The ruling by the Islamabad High Court severely curtails the powers of Najam Sethi, appointed as temporary Pakistan Cricket Board (PCB) chairman after Zaka Ashraf was thrown out over his controversial election.
The court cancelled the appointment of former captain Moin Khan as chief selector and ordered the PCB to draft a "keen follower of the game" from the public onto the panel that chooses the national side.
The 30-page judgement seen by AFP nullified the appointment of a new selection committee by Sethi - which means Pakistan cannot presently select a side to play Zimbabwe next month.
PCB legal adviser Taffazul Rizvi said Tuesday's judgement limited the interim chairman to a caretaker role with little authority to make decisions and the board was considering an appeal.
"We are reviewing the judgement and will decide the legal course of action soon," Rizvi said.
The court issued guidelines on the process to elect a new PCB chairman, which is to take place within 90 days, and demanded a shakeup of the selection committee.
"The scope of the selection committee is required to be enhanced by including one sports journalist, cricket commentator and one keen follower of the game of cricket having sufficient knowledge from the general public," the court ruled.
Cricket selectors are customarily drawn from the ranks of former players and coaches with personal knowledge of current cricketers and direct experience of the game at the highest level.
The court upheld an earlier court ruling suspending Ashraf from the chairman's job following complaints about the process to elect him.

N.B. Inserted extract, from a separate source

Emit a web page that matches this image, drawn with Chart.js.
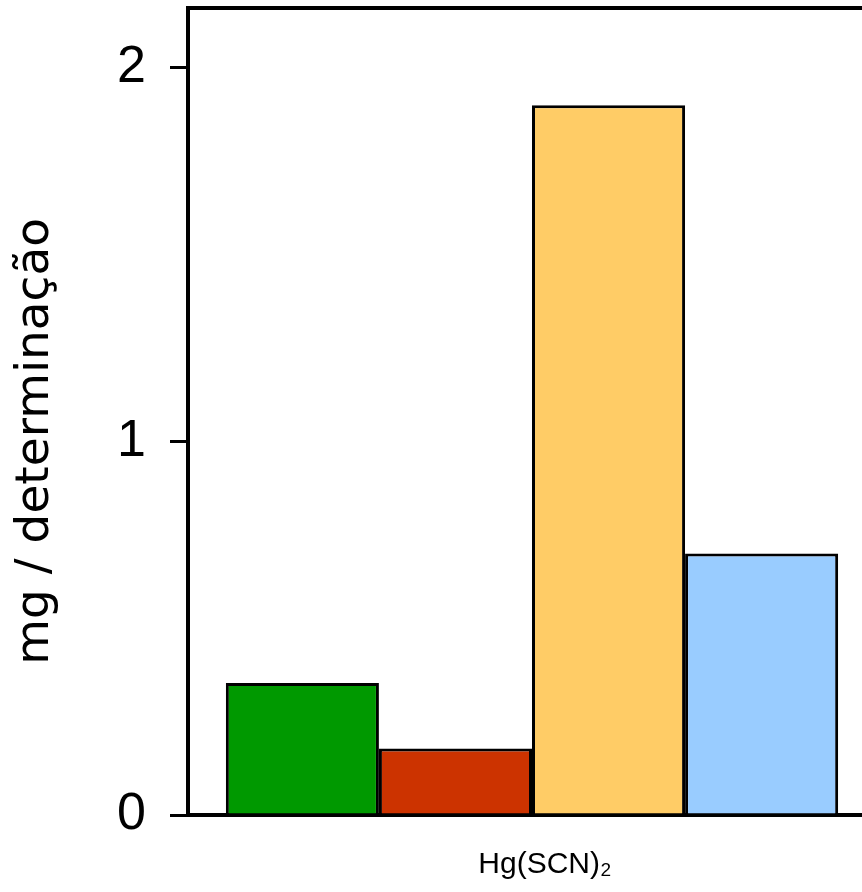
<!DOCTYPE html>
<html>
<head>
<meta charset="utf-8">
<script src="https://cdn.jsdelivr.net/npm/chart.js@4"></script>
<style>
  html, body { margin: 0; padding: 0; background: #fff; overflow: hidden; }
  #wrap { width: 880px; height: 892px; }
</style>
</head>
<body>
<div id="wrap"><canvas id="chartbar" width="880" height="892"></canvas></div>
<script>
// data
const categories = ['Hg(SCN)\u2082'];
const seriesNames = ['A', 'B', 'C', 'D'];
const seriesValues = [[0.353], [0.178], [1.90], [0.70]];
const seriesColors = ['#009900', '#cc3300', '#ffcc66', '#99ccff'];
const yTicks = [0, 1, 2];

// closes the box on top of the plot
const topBorder = {
    id: 'topBorder',
    afterDraw(chart) {
        const { ctx, chartArea } = chart;
        ctx.save();
        ctx.strokeStyle = '#000';
        ctx.lineWidth = 4;
        ctx.beginPath();
        ctx.moveTo(chartArea.left - 2, chartArea.top);
        ctx.lineTo(chartArea.right, chartArea.top);
        ctx.stroke();
        ctx.restore();
    }
};

const barCtx = document.getElementById('chartbar');
new Chart(barCtx, {
    type: 'bar',
    data: {
        labels: categories,
        datasets: seriesNames.map((name, i) => ({
            label: name,
            data: seriesValues[i],
            backgroundColor: seriesColors[i],
            borderColor: '#000',
            borderWidth: 3,
            categoryPercentage: 0.89,
            barPercentage: 1
        }))
    },
    options: {
        responsive: false,
        animation: false,
        layout: {
            padding: { top: 8, right: 4, left: 0, bottom: 0 }
        },
        plugins: {
            legend: { display: false },
            tooltip: { enabled: false }
        },
        scales: {
            x: {
                grid: { display: false },
                border: { display: true, color: '#000', width: 4 },
                ticks: {
                    color: '#000',
                    padding: 24,
                    labelOffset: 13,
                    font: { family: 'Liberation Sans, Arial, sans-serif', size: 30 }
                },
                afterFit(scale) {
                    scale.height = 77;
                    scale.paddingLeft = 0;
                    scale.paddingRight = 0;
                }
            },
            y: {
                min: 0,
                max: 2.16,
                afterBuildTicks(scale) {
                    scale.ticks = yTicks.map(v => ({ value: v }));
                },
                grid: {
                    drawOnChartArea: false,
                    drawTicks: true,
                    tickLength: 18,
                    color: '#000',
                    lineWidth: 3
                },
                border: { display: true, color: '#000', width: 4 },
                ticks: {
                    color: '#000',
                    padding: 24,
                    font: { family: 'Liberation Sans, Arial, sans-serif', size: 52 }
                },
                title: {
                    display: true,
                    text: 'mg / determinação\u00a0\u00a0\u00a0\u00a0',
                    color: '#000',
                    padding: { top: 8, bottom: 0 },
                    font: { family: 'DejaVu Sans, sans-serif', size: 47 }
                },
                afterFit(scale) {
                    scale.width = 188;
                    scale.paddingTop = 0;
                    scale.paddingBottom = 0;
                }
            }
        }
    },
    plugins: [topBorder]
});
</script>
</body>
</html>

Ashraf was appointed chairman by PCB patron and the president of Pakistan, Asif Ali Zardari, in October 2011 under a previous PCB constitution.
But the board was forced to introduce a new constitution earlier this year after the International Cricket Council (ICC) ordered an end to government interference.
Former Pakistan captain Rashid Latif, who has also challenged Ashraf's re-appointment in the Sindh High Court, welcomed the judgement.
"I see this as a positive judgement but it will take some time to bring all the reforms in Pakistan cricket," Latif said. "We must improve our cricket set-up."